CHATHAM — Since Vietnam, the nature of warfare has changed substantially. But what it means to serve in the armed forces—the selflessness and sacrifice—remain the same.
Hank Holden, the guest speaker at Chatham’s well-attended Veterans Day observance Monday, thanked veterans and those who continue to serve in the military. “Because of you, our flag flies over the ramparts of every embassy we have around the world,” Holden said. In his years in the U.S. Air Force, Holden served around the world, and flew 180 night combat missions in Southeast Asia, earning the Distinguished Flying Cross twice.

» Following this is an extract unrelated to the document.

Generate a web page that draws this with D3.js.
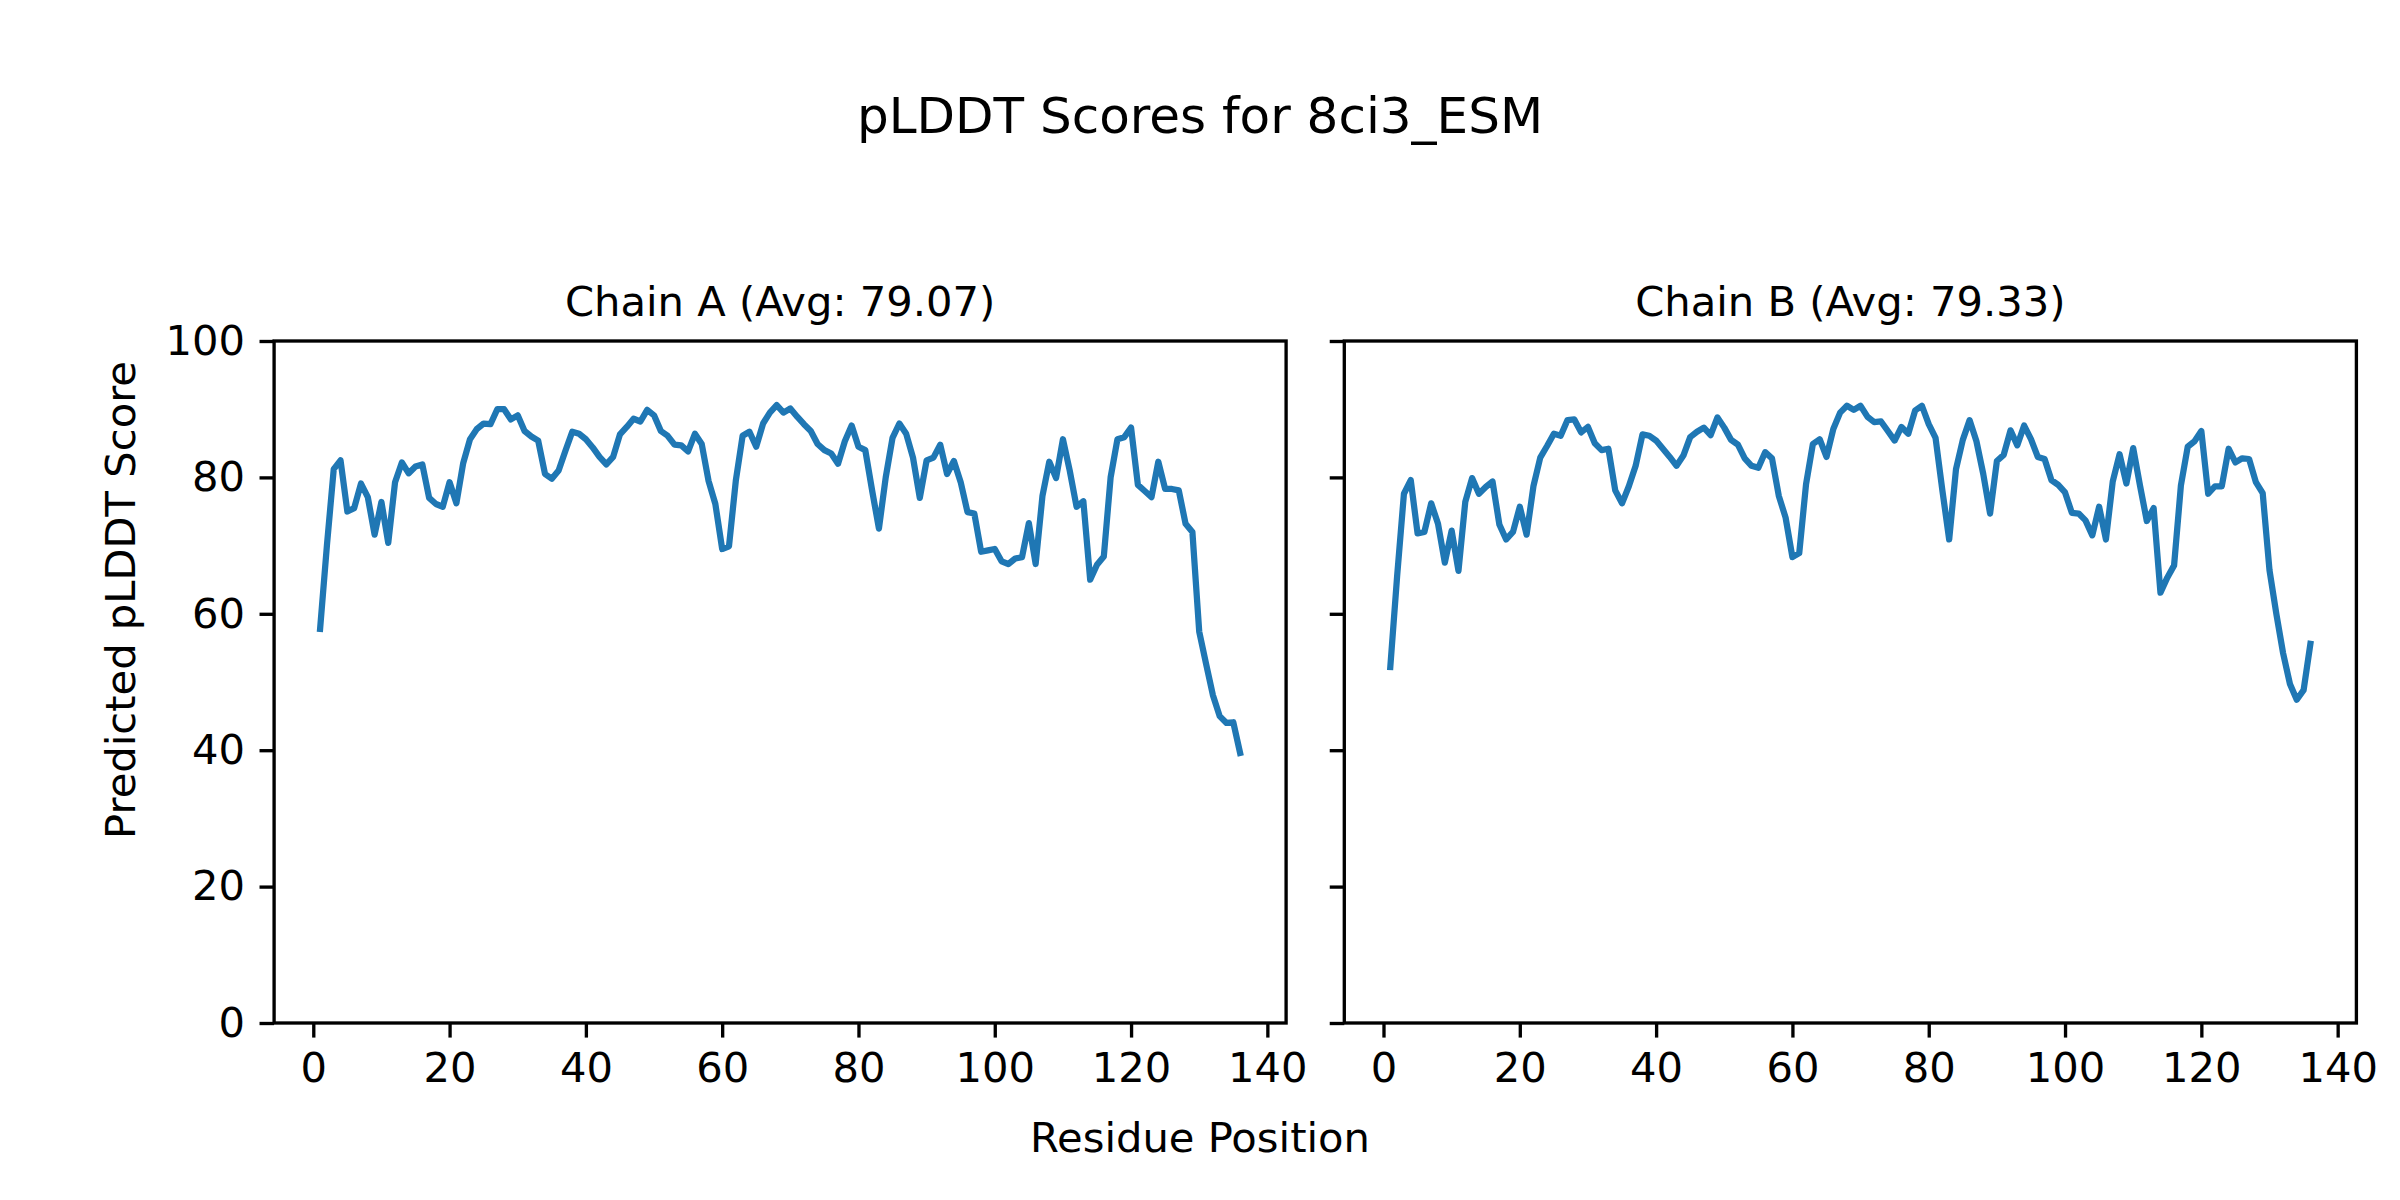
<!DOCTYPE html>
<html>
<head>
<meta charset="utf-8">
<script src="https://cdn.jsdelivr.net/npm/d3@7"></script>
<style>
  body { margin: 0; background: #fff; }
  svg text { font-family: "DejaVu Sans", sans-serif; fill: #000; }
</style>
</head>
<body>
<div id="chart"></div>
<script>
// pLDDT per residue
const chainA = [
  57.8, 70.0, 81.2, 82.5, 75.0, 75.5, 79.1, 77.1, 71.6, 76.4,
  70.4, 79.3, 82.2, 80.6, 81.6, 81.9, 77.0, 76.1, 75.7, 79.3,
  76.2, 82.1, 85.6, 87.1, 87.9, 87.8, 90.0, 90.0, 88.5, 89.1,
  86.8, 86.0, 85.4, 80.5, 79.8, 81.0, 83.9, 86.7, 86.4, 85.6,
  84.4, 83.0, 81.9, 83.0, 86.3, 87.4, 88.6, 88.2, 89.9, 89.1,
  86.8, 86.1, 84.8, 84.7, 83.8, 86.4, 84.9, 79.5, 76.1, 69.5,
  69.9, 79.5, 86.1, 86.7, 84.5, 87.9, 89.5, 90.6, 89.5, 90.1,
  88.9, 87.8, 86.8, 84.9, 84.0, 83.5, 82.0, 85.3, 87.6, 84.5,
  84.0, 78.1, 72.5, 80.0, 85.8, 87.9, 86.4, 82.9, 77.0, 82.5,
  82.9, 84.8, 80.5, 82.4, 79.3, 74.9, 74.7, 69.1, 69.3, 69.5,
  67.7, 67.3, 68.1, 68.3, 73.3, 67.3, 77.3, 82.3, 79.9, 85.6,
  81.0, 75.7, 76.5, 65.0, 67.2, 68.4, 80.0, 85.6, 85.9, 87.3,
  78.9, 78.0, 77.1, 82.3, 78.3, 78.3, 78.1, 73.2, 72.0, 57.4,
  52.7, 48.1, 45.0, 44.0, 44.1, 39.6
];
const chainB = [
  52.2, 65.5, 77.6, 79.6, 71.8, 72.0, 76.2, 73.2, 67.5, 72.2,
  66.3, 76.4, 79.9, 77.6, 78.6, 79.4, 73.1, 70.9, 72.0, 75.7,
  71.6, 78.7, 82.9, 84.6, 86.4, 86.1, 88.4, 88.5, 86.6, 87.4,
  85.0, 84.0, 84.2, 78.1, 76.2, 78.7, 81.7, 86.3, 86.1, 85.4,
  84.2, 83.0, 81.7, 83.2, 85.9, 86.7, 87.3, 86.2, 88.8, 87.3,
  85.5, 84.8, 82.8, 81.7, 81.4, 83.7, 82.8, 77.3, 74.1, 68.3,
  68.9, 79.0, 84.9, 85.6, 83.0, 87.1, 89.5, 90.5, 89.9, 90.5,
  88.9, 88.1, 88.2, 86.8, 85.4, 87.4, 86.4, 89.8, 90.5, 87.8,
  85.8, 78.1, 70.9, 81.2, 85.5, 88.4, 85.3, 80.5, 74.7, 82.4,
  83.3, 86.9, 84.7, 87.6, 85.6, 83.0, 82.7, 79.6, 78.9, 77.8,
  74.8, 74.7, 73.7, 71.5, 75.7, 70.9, 79.4, 83.4, 79.1, 84.3,
  78.8, 73.6, 75.5, 63.1, 65.3, 67.1, 78.8, 84.5, 85.3, 86.8,
  77.6, 78.7, 78.7, 84.2, 82.2, 82.8, 82.7, 79.3, 77.7, 66.4,
  60.0, 54.2, 49.7, 47.4, 48.8, 55.6
];
const chainNames = ["Chain A (Avg: 79.07)", "Chain B (Avg: 79.33)"];
const xTicks = [0, 20, 40, 60, 80, 100, 120, 140];
const yTicks = [0, 20, 40, 60, 80, 100];

const W = 2400, H = 1200;
const pt = 300 / 72;          // figure was 300 dpi
const fontSize = 10 * pt;
const lineColor = "#1f77b4";

const svg = d3.select("#chart").append("svg")
    .attr("width", W)
    .attr("height", H);

// panel boxes in pixels
const panels = [
  { left: 274.1, right: 1286.1, data: chainA, title: chainNames[0], labels: true },
  { left: 1344.3, right: 2356.4, data: chainB, title: chainNames[1], labels: false }
];
const plotTop = 341, plotBottom = 1023;

const n = chainA.length;
const xPad = (n - 1) * 0.05;
const y = d3.scaleLinear().domain([0, 100]).range([plotBottom, plotTop]);

panels.forEach(function(p) {
  const x = d3.scaleLinear()
      .domain([1 - xPad, n + xPad])
      .range([p.left, p.right]);

  const g = svg.append("g");

  // line
  const line = d3.line()
      .x(function(d, i) { return x(i + 1); })
      .y(function(d) { return y(d); });

  g.append("path")
    .datum(p.data)
    .attr("d", line)
    .attr("fill", "none")
    .attr("stroke", lineColor)
    .attr("stroke-width", 1.5 * pt)
    .attr("stroke-linejoin", "round")
    .attr("stroke-linecap", "square");

  // axes
  const xAxis = d3.axisBottom(x)
      .tickValues(xTicks)
      .tickSize(3.5 * pt)
      .tickSizeOuter(0)
      .tickPadding(3.5 * pt);
  const yAxis = d3.axisLeft(y)
      .tickValues(yTicks)
      .tickSize(3.5 * pt)
      .tickSizeOuter(0)
      .tickPadding(3.5 * pt);
  if (!p.labels) yAxis.tickFormat("");

  const gx = g.append("g")
      .attr("transform", "translate(0," + plotBottom + ")")
      .call(xAxis);
  const gy = g.append("g")
      .attr("transform", "translate(" + p.left + ",0)")
      .call(yAxis);

  [gx, gy].forEach(function(a) {
    a.attr("font-family", null).attr("font-size", null);
    a.select(".domain").remove();
    a.selectAll(".tick line")
      .attr("stroke", "#000")
      .attr("stroke-width", 0.8 * pt);
    a.selectAll(".tick text")
      .style("font-size", fontSize + "px")
      .attr("fill", "#000");
  });

  // spines
  g.append("rect")
    .attr("x", p.left)
    .attr("y", plotTop)
    .attr("width", p.right - p.left)
    .attr("height", plotBottom - plotTop)
    .attr("fill", "none")
    .attr("stroke", "#000")
    .attr("stroke-width", 0.8 * pt);

  // panel title
  g.append("text")
    .attr("x", (p.left + p.right) / 2)
    .attr("y", plotTop - 6 * pt)
    .attr("text-anchor", "middle")
    .style("font-size", fontSize + "px")
    .text(p.title);
});

// figure title and shared labels
svg.append("text")
  .attr("x", W / 2)
  .attr("y", 133)
  .attr("text-anchor", "middle")
  .style("font-size", 12 * pt + "px")
  .text("pLDDT Scores for 8ci3_ESM");

svg.append("text")
  .attr("x", W / 2)
  .attr("y", 1152)
  .attr("text-anchor", "middle")
  .style("font-size", fontSize + "px")
  .text("Residue Position");

svg.append("text")
  .attr("transform", "translate(135," + H / 2 + ") rotate(-90)")
  .attr("text-anchor", "middle")
  .style("font-size", fontSize + "px")
  .text("Predicted pLDDT Score");
</script>
</body>
</html>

“Today, I find it hard to identify with that 25-year-old captain who flew so many missions,” he said. When he served, Holden had little communication with loved ones other than letters sent through the mail. Today, many service members can communicate by text message, email or video chat. Pilots who served in Vietnam typically spent six months on the flight line before they had the opportunity to see loved ones, much longer than it is for many of today’s pilots.
The military today is sensitive to the risks of post-traumatic stress syndrome and takes some steps to help reduce that risk.
“We didn’t know anything about that in Vietnam,” Holden said. Many of the dangerous night reconnaissance missions he flew would today be flowed by unmanned drones. Holden said he hopes the military will keep looking at technologies that help benefit service members and their families.
“But there are some things that don’t change” about military service, Holden said. Enlisted soldiers, sailors, airmen and Marines still carry the day. Though Holden entered the Air Force as a commissioned officer, the rank-and-file members of the military “held my life in their hands” each day, he said. He will never forget those he served with, Holden added. “Yet many enlisted families have trouble making ends meet,” he said. Some have to rely on government subsidies to feed their families. “This is not right,” he said. Enlisted service members should receive more compensation, earlier in their careers, Holden said.
The sense of duty and leadership in the armed forces also remains unchanged, decades later. His squad commander led by example, never asking his men to do something he himself wouldn’t do. Over the years, Holden had many bosses in the military, and later, in the corporate world. “None of them measured up to the leadership” his squad commander provided, he said.
Dozens of people attended the Veterans Day commemoration at the community center Monday. SPC Ted Miller, U.S. Army, Ret., led the event, which included patriotic music and readings. Miller’s great-grandfather was a bugler in the Civil War, his grandfather was in the Spanish-American War, his father was in World War II, and he served in Vietnam. His son recently retired after a 20-year career in the Coast Guard.
“Sometimes we forget who our veterans are,” he said. Those who served are in all walks of life, and are friends, co-workers and family members. It is important to thank them for their service regularly, not just on Veterans Day, “to let them know their duty and sacrifice is not forgotten.”